Growth in online voting could help address low annual meeting participation rates, Wallis says.
With regard to Rakon's future, Hawkins hopes the company will turn its fortunes around with a new board.
"The company is not a total basket case - it's still cashflow positive but it's essentially going nowhere at the moment," he says. "It's jogging on the spot and I think a new set of eyes and some strategic direction towards management can't go astray."
Poor results create potential targets:
Some other companies that could spur investor action
• Raised $25 million from the public, at $1.30 a share, to help fund its $40m purchase of Mad Butcher chain in 2013.

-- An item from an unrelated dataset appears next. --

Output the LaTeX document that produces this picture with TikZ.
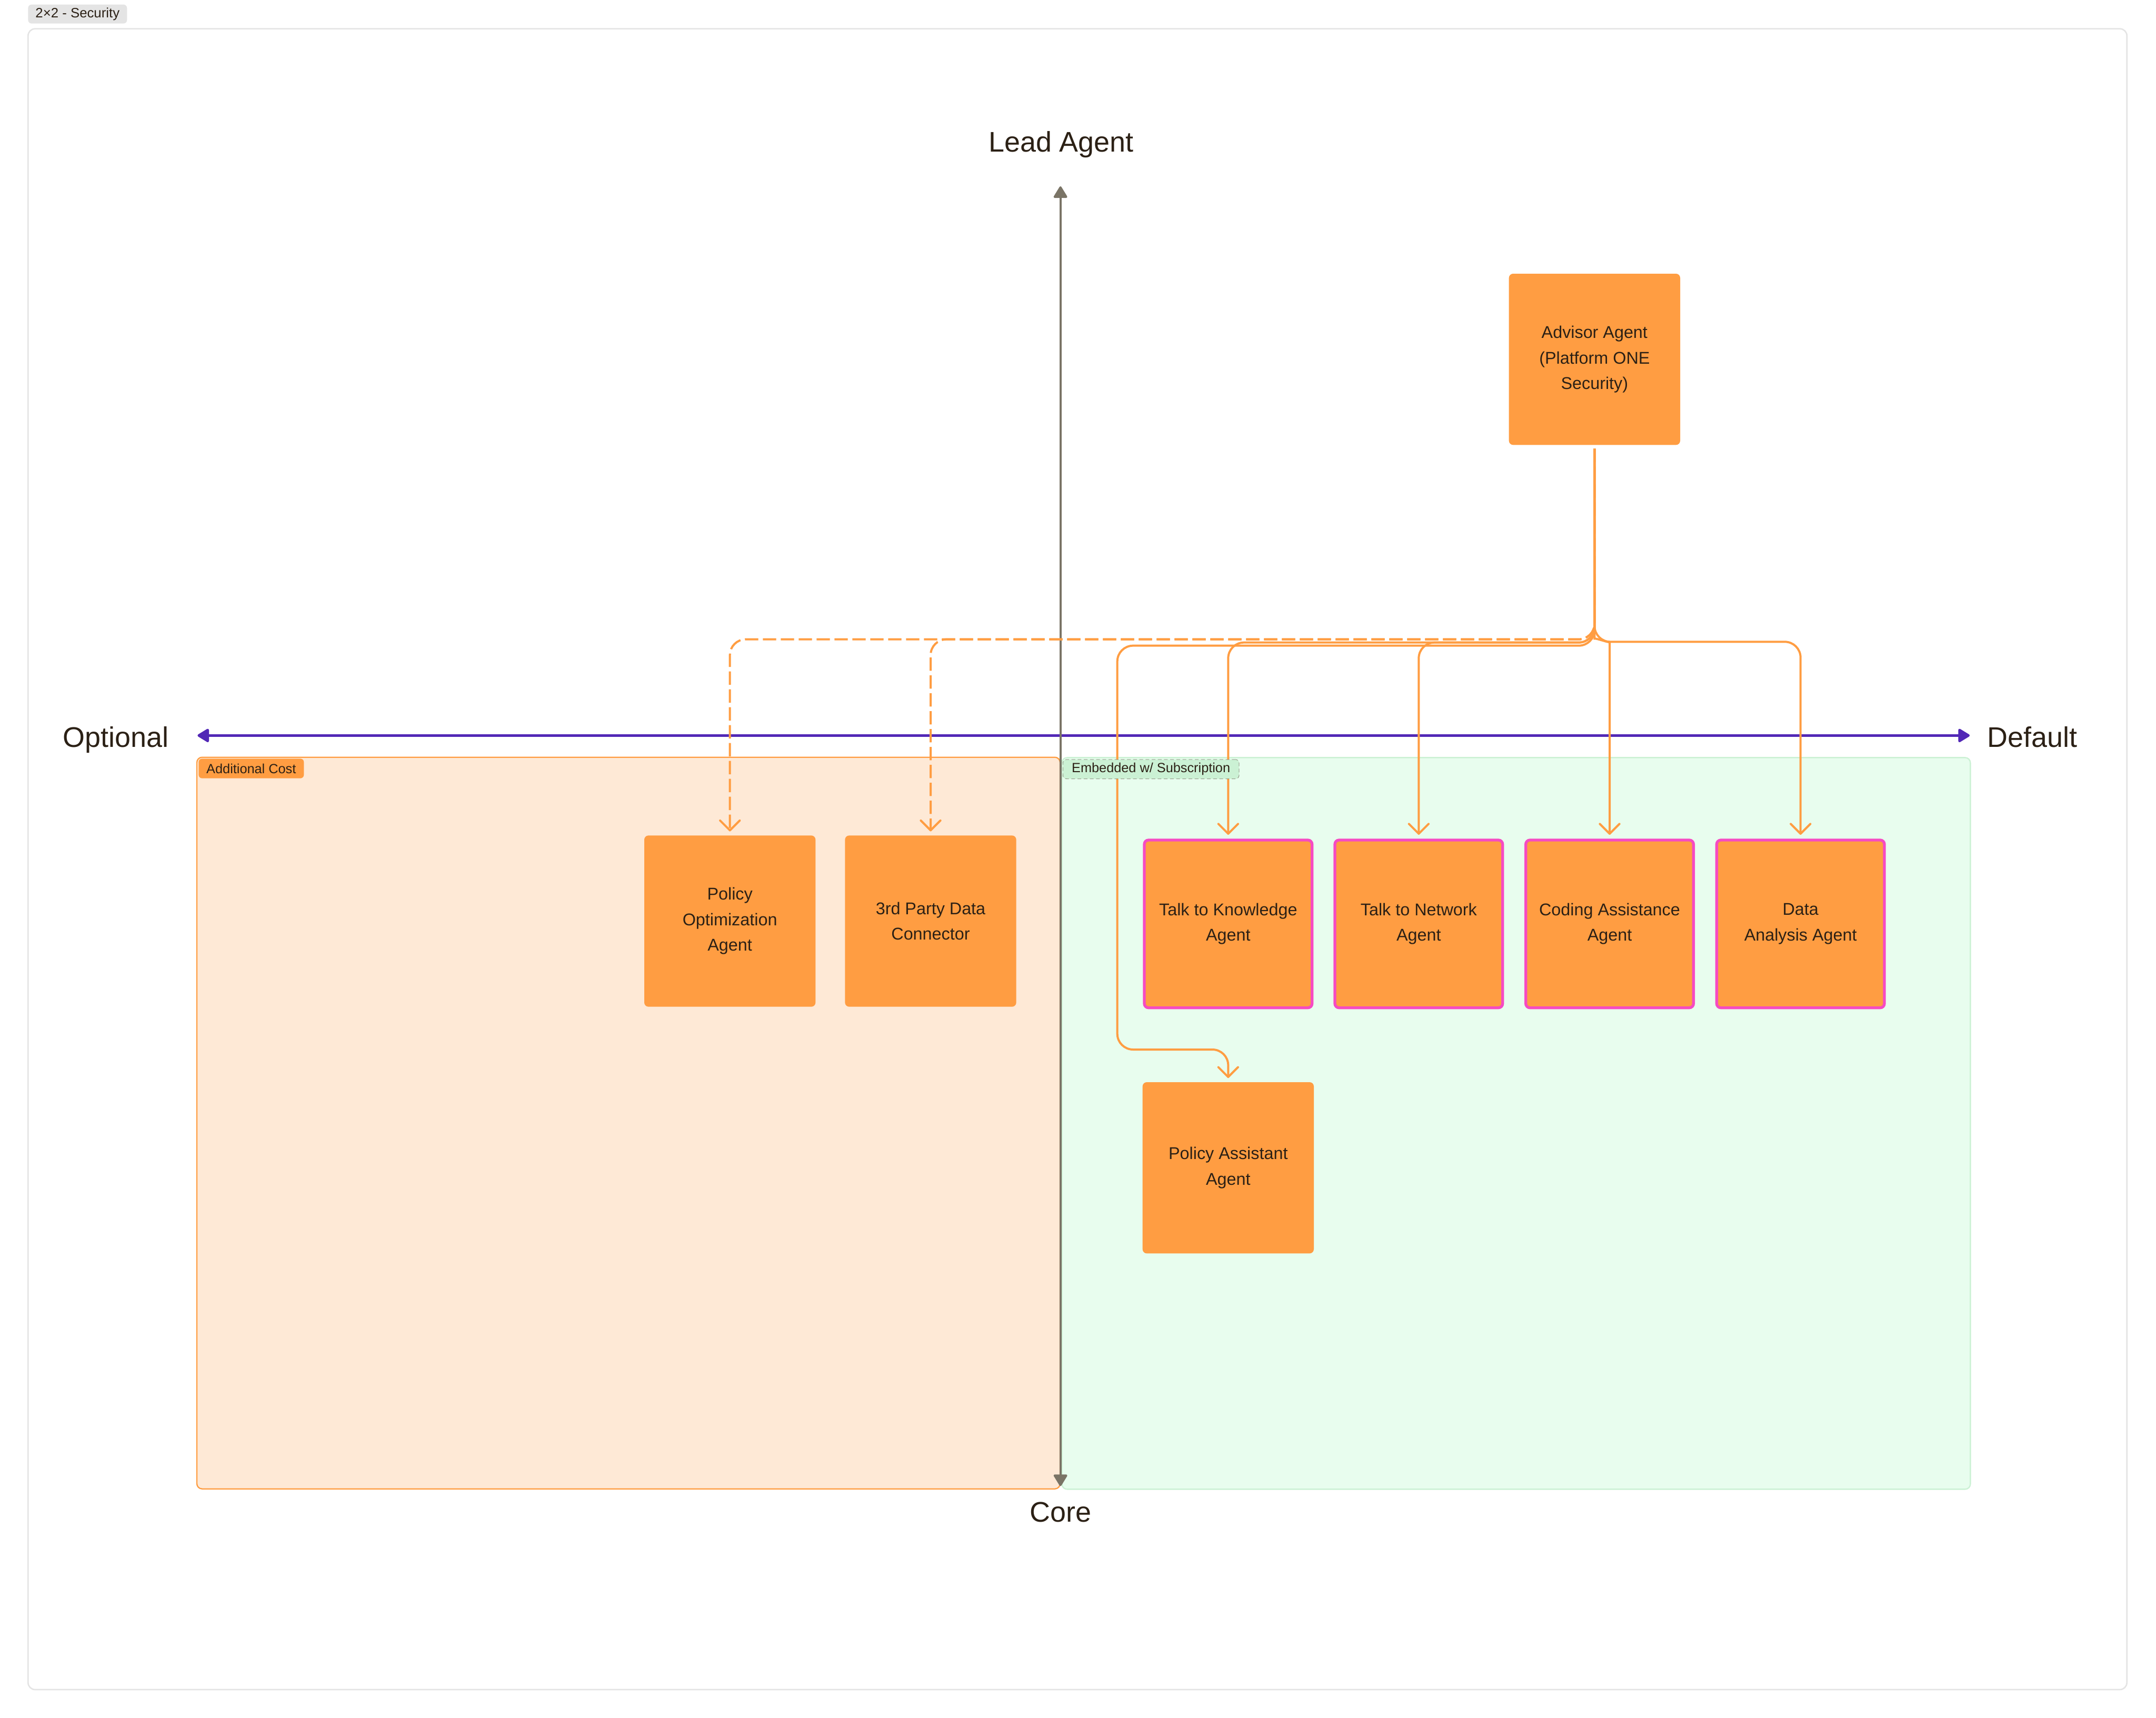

• Veritas shares, which opened at 17c yesterday, have slumped following poor financial results.
• There have been a string of liquidations and store closures in the Mad Butcher chain since Veritas became franchisor and its Nosh grocery stores are struggling.
• The company reported a net loss of $4.6m for the year to June 30.
Intueri Education Group
• Shares, which floated at $2.35 each in 2014, have been trading at 30c.
• Has failed to achieve prospectus earnings forecasts since listing.
• Is being investigated by the Serious Fraud Office, and its Quantum Education Group and Dive School divisions have been reviewed by the Tertiary Education Commission (TEC) funding agency.
• Dividends were suspended in February pending the TEC's review.
• The TEC said in June that Intueri must refund $1.47m plus tax after an investigation into its dive school showed some student enrolments between 2009 and 2014 could not be validated and some courses under-delivered against funding agreements.
• Former CEO Rob Facer left the company suddenly last month.
Wynyard Group
• Listed at $1.15 a share in July 2013.
• Shares have fallen sharply (opening at 19.5 yesterday) following a disappointing annual result in February, when revenue of $26.3m came in well below the forecast $40m- $45m. The result was followed by a heavily discounted rights issue in March to raise working capital.